Outta Control lead the Bs into the finals, followed by Static, Nemesis and Turbulence, meaning half of the finalists were Florida teams.  The benefits of year-round paintball weather were a topic of discussion at the score table.  Nemesis, which has been coming together more solidly this year, finished in first place, followed immediately by Static.  These two were followed by Outta Control and Turbulence.

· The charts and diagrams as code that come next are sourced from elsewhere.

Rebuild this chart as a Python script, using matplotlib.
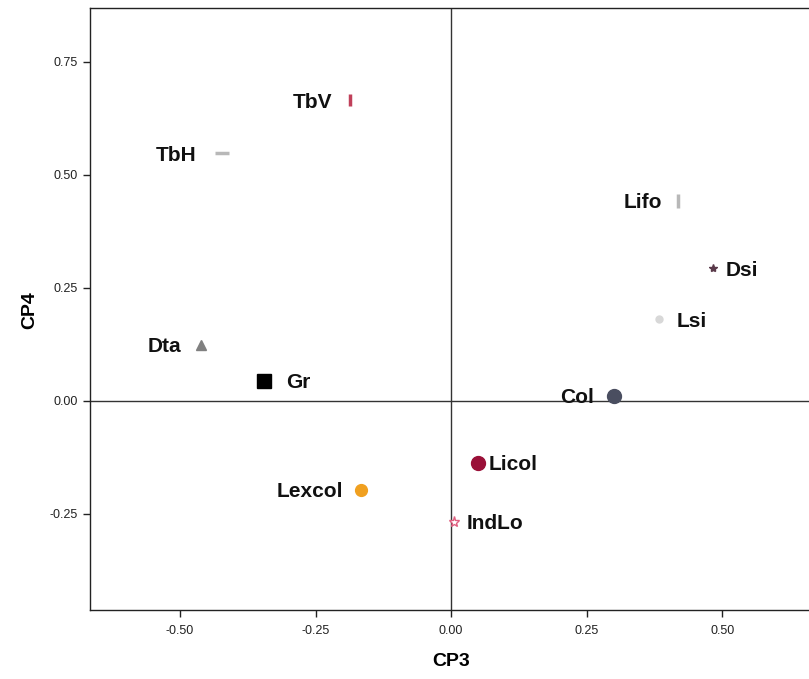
import matplotlib
matplotlib.use("Agg")
import matplotlib.pyplot as plt

plt.rcParams['font.family'] = ['Liberation Sans', 'DejaVu Sans']

labels = ["TbV", "TbH", "Dta", "Gr", "Lifo", "Dsi", "Lsi", "Col", "Licol", "Lexcol", "IndLo"]
cp3 = [-0.186, -0.423, -0.461, -0.345, 0.419, 0.483, 0.384, 0.301, 0.050, -0.166, 0.006]
cp4 = [0.665, 0.548, 0.124, 0.044, 0.443, 0.293, 0.180, 0.011, -0.137, -0.197, -0.268]
xticks = [-0.50, -0.25, 0.00, 0.25, 0.50]
yticks = [-0.25, 0.00, 0.25, 0.50, 0.75]

markers = ["|", "_", "^", "s", "|", "*", "o", "o", "o", "o", "*"]
sizes = [8, 10, 7, 10, 10, 6, 5, 10, 10, 8.5, 8]
faces = ["#c0405a", "#b8b8b8", "#808080", "#000000", "#b8b8b8", "#5a3a4a",
         "#d8d8d8", "#4a4e60", "#9a1038", "#f0a020", "#ffffff"]
edges = ["#c0405a", "#b8b8b8", "#808080", "#000000", "#b8b8b8", "#5a3a4a",
         "#d8d8d8", "#4a4e60", "#9a1038", "#f0a020", "#e06080"]
# label gap from marker centre, in pixels (negative = label on the left)
gaps = [-18, -25, -20, 22, -16, 13, 17, -20, 10, -18, 12]

fig = plt.figure(figsize=(8.09, 6.79), dpi=100)
ax = fig.add_axes([0.1112, 0.1016, 0.8888, 0.8864])

ax.axvline(0, color="#333333", lw=1.0, zorder=1)
ax.axhline(0, color="#333333", lw=1.0, zorder=1)

for lab, x, y, m, s, fc, ec, g in zip(labels, cp3, cp4, markers, sizes, faces, edges, gaps):
    mew = 2.5 if m in ("|", "_") else 1.0
    ax.plot([x], [y], marker=m, markersize=s, markerfacecolor=fc, markeredgecolor=ec,
            markeredgewidth=mew, linestyle="none", zorder=3)
    ax.annotate(lab, (x, y), xytext=(g * 0.72, 0), textcoords="offset points",
                ha="right" if g < 0 else "left", va="center_baseline",
                fontsize=15, fontweight="bold", color="#111111")

ax.set_xlim(-0.666, 0.660)
ax.set_ylim(-0.463, 0.869)
ax.set_xticks(xticks)
ax.set_yticks(yticks)
ax.set_xticklabels([f"{v:.2f}" for v in xticks])
ax.set_yticklabels([f"{v:.2f}" for v in yticks])
ax.tick_params(axis="both", direction="out", length=5, width=1, labelsize=9, colors="#222222")
ax.tick_params(axis="x", pad=6)
ax.spines["right"].set_visible(False)
for sp in ["left", "bottom", "top"]:
    ax.spines[sp].set_color("#222222")
    ax.spines[sp].set_linewidth(1.0)

ax.set_xlabel("CP3", fontsize=14, fontweight="bold")
ax.set_ylabel("CP4", fontsize=14, fontweight="bold")
ax.xaxis.set_label_coords((451 - 90) / 719, -(653 - 610) / 601.8, transform=ax.transAxes)
ax.yaxis.set_label_coords(-(90 - 38) / 719, (610 - 310) / 601.8, transform=ax.transAxes)

fig.savefig("out.png", dpi=100)
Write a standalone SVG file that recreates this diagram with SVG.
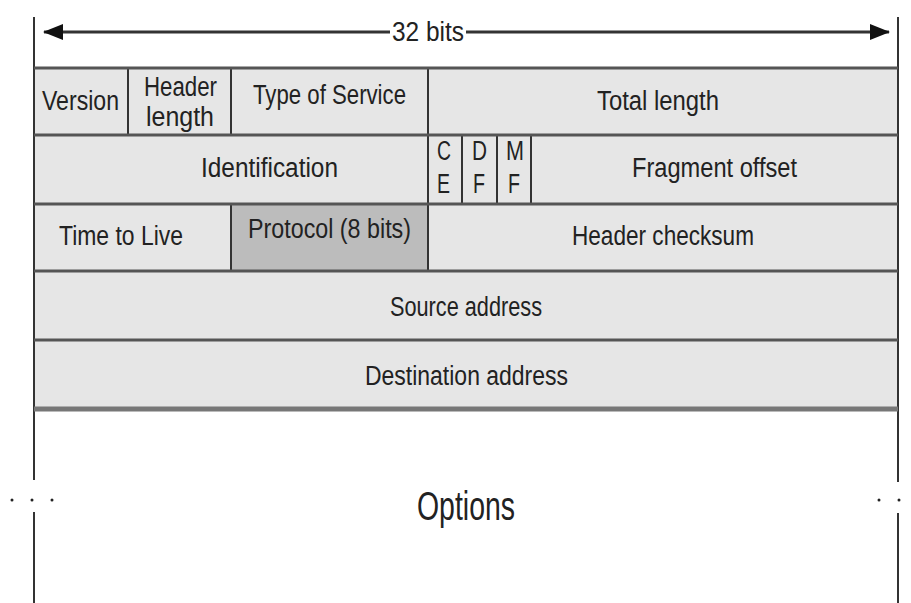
<svg xmlns="http://www.w3.org/2000/svg" width="911" height="603" viewBox="0 0 911 603">
<style>
.cell{fill:#e6e6e6;stroke:#333;stroke-width:2}
.dark{fill:#bcbcbc;stroke:#333;stroke-width:2}
.hline{stroke:#555;stroke-width:3}
.t{font-family:"Liberation Sans",Arial,sans-serif;font-size:27px;fill:#222;text-anchor:start}
.side{stroke:#333;stroke-width:2;fill:none}
.dot{fill:#222}
</style>
<defs>
<marker id="ah" viewBox="0 0 20 16" refX="19" refY="8" markerWidth="20" markerHeight="16" markerUnits="userSpaceOnUse" orient="auto-start-reverse">
<path d="M0,0 L20,8 L0,16 Z" fill="#111"/>
</marker>
</defs>
<rect x="0" y="0" width="911" height="603" fill="#ffffff"/>

<g id="connectors">
<line x1="34" y1="17" x2="34" y2="480" class="side"/>
<line x1="34" y1="512" x2="34" y2="603" class="side"/>
<line x1="898" y1="17" x2="898" y2="482" class="side"/>
<line x1="898" y1="513" x2="898" y2="603" class="side"/>
<line x1="390" y1="32" x2="44" y2="32" stroke="#333" stroke-width="3" marker-end="url(#ah)"/>
<line x1="466" y1="32" x2="889" y2="32" stroke="#333" stroke-width="3" marker-end="url(#ah)"/>
</g>

<g id="width-label">
<text class="t" x="392" y="41" textLength="72" lengthAdjust="spacingAndGlyphs">32 bits</text>
</g>

<g id="version"><rect class="cell" x="34" y="68" width="94" height="67"/>
<text class="t" x="42" y="110" textLength="77" lengthAdjust="spacingAndGlyphs">Version</text></g>
<g id="header-length"><rect class="cell" x="128" y="68" width="103" height="67"/>
<text class="t" x="144" y="96" textLength="73" lengthAdjust="spacingAndGlyphs">Header</text>
<text class="t" x="146" y="126" textLength="68" lengthAdjust="spacingAndGlyphs">length</text></g>
<g id="type-of-service"><rect class="cell" x="231" y="68" width="197" height="67"/>
<text class="t" x="253" y="104" textLength="153" lengthAdjust="spacingAndGlyphs">Type of Service</text></g>
<g id="total-length"><rect class="cell" x="428" y="68" width="470" height="67"/>
<text class="t" x="597" y="110" textLength="122" lengthAdjust="spacingAndGlyphs">Total length</text></g>

<g id="identification"><rect class="cell" x="34" y="135" width="394" height="69"/>
<text class="t" x="201" y="177" textLength="137" lengthAdjust="spacingAndGlyphs">Identification</text></g>
<g id="ce"><rect class="cell" x="428" y="135" width="34" height="69"/>
<text class="t" x="437" y="160" textLength="14" lengthAdjust="spacingAndGlyphs">C</text>
<text class="t" x="437" y="193" textLength="13" lengthAdjust="spacingAndGlyphs">E</text></g>
<g id="df"><rect class="cell" x="462" y="135" width="35" height="69"/>
<text class="t" x="472" y="160" textLength="15" lengthAdjust="spacingAndGlyphs">D</text>
<text class="t" x="473" y="193" textLength="12" lengthAdjust="spacingAndGlyphs">F</text></g>
<g id="mf"><rect class="cell" x="497" y="135" width="34" height="69"/>
<text class="t" x="506" y="160" textLength="18" lengthAdjust="spacingAndGlyphs">M</text>
<text class="t" x="508" y="193" textLength="12" lengthAdjust="spacingAndGlyphs">F</text></g>
<g id="fragment-offset"><rect class="cell" x="531" y="135" width="367" height="69"/>
<text class="t" x="632" y="177" textLength="165" lengthAdjust="spacingAndGlyphs">Fragment offset</text></g>

<g id="time-to-live"><rect class="cell" x="34" y="204" width="197" height="67"/>
<text class="t" x="59" y="245" textLength="124" lengthAdjust="spacingAndGlyphs">Time to Live</text></g>
<g id="protocol"><rect class="dark" x="231" y="204" width="197" height="67"/>
<text class="t" x="248" y="238" textLength="163" lengthAdjust="spacingAndGlyphs">Protocol (8 bits)</text></g>
<g id="header-checksum"><rect class="cell" x="428" y="204" width="470" height="67"/>
<text class="t" x="572" y="245" textLength="182" lengthAdjust="spacingAndGlyphs">Header checksum</text></g>

<g id="source-address"><rect class="cell" x="34" y="271" width="864" height="69"/>
<text class="t" x="390" y="316" textLength="152" lengthAdjust="spacingAndGlyphs">Source address</text></g>
<g id="destination-address"><rect class="cell" x="34" y="340" width="864" height="69"/>
<text class="t" x="365" y="385" textLength="203" lengthAdjust="spacingAndGlyphs">Destination address</text></g>

<g id="row-lines">
<line class="hline" x1="34" y1="68" x2="898" y2="68"/>
<line class="hline" x1="34" y1="135" x2="898" y2="135"/>
<line class="hline" x1="34" y1="204" x2="898" y2="204"/>
<line class="hline" x1="34" y1="271" x2="898" y2="271"/>
<line class="hline" x1="34" y1="340" x2="898" y2="340"/>
<line x1="34" y1="409" x2="898" y2="409" stroke="#777" stroke-width="5"/>
</g>

<g id="options">
<text class="t" x="417" y="520" style="font-size:41px" textLength="98" lengthAdjust="spacingAndGlyphs">Options</text>
<circle class="dot" cx="12" cy="500" r="1.5"/>
<circle class="dot" cx="32" cy="500" r="1.5"/>
<circle class="dot" cx="52" cy="500" r="1.5"/>
<circle class="dot" cx="879" cy="500" r="1.5"/>
<circle class="dot" cx="899" cy="500" r="1.5"/>
</g>
</svg>
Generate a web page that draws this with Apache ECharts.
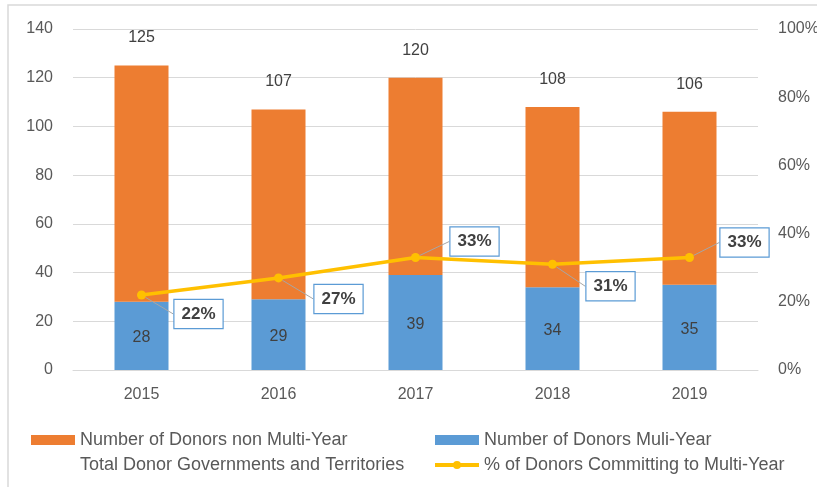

With the completion of the Gambler's Open, the NPPL 2001 season is nearly at an end - the closing to be held in October at the World Cup in Kissimmee, Florida (just south of Orlando).  World Cup is by far the largest event of the series, and having taken heavy criticism in 2000, many are looking forward to see how it will unfold when coupled with the advancements that Paintball Sports Promotions has made in the 2001 season.  This year nearly all of last years concerns have been addressed.  The new netting cables and poles being used at multiple events are some of the best seen anywhere.  The new airfill system has performed beyond player expectations even when running at half-capacity as a test to see if it would handle the requirements of World Cup.  The power that has been gained by the separate promoters joining together to from Paintball Sports Promotions, has meant that these shared resources and experiences benefit all of the tournaments in the series.  While the "front men" for this tournament, Ed Poorman (Warped Sportz) and Richmond Italia (Diablo) were new to producing NPPL tournaments, with the support of their partners, Atlantic City drew some of the strongest praise from players of any NPPL tournament in recent years.  At the same time, the NPPL steering committee has moved from simply voicing problems to actively creating solutions (and learning that sometimes the solutions are harder to reach than they first expected), a much needed step in bringing the league back to the structure with which it was designed - a player owned and controlled pro/am league.

Editor's Note:  It was previously reported on this page that Ground Zero's finish in Atlantic City would lock them in as series champions.  This appears to have been in error - see NPPL rankings in the Tournament Secion when available.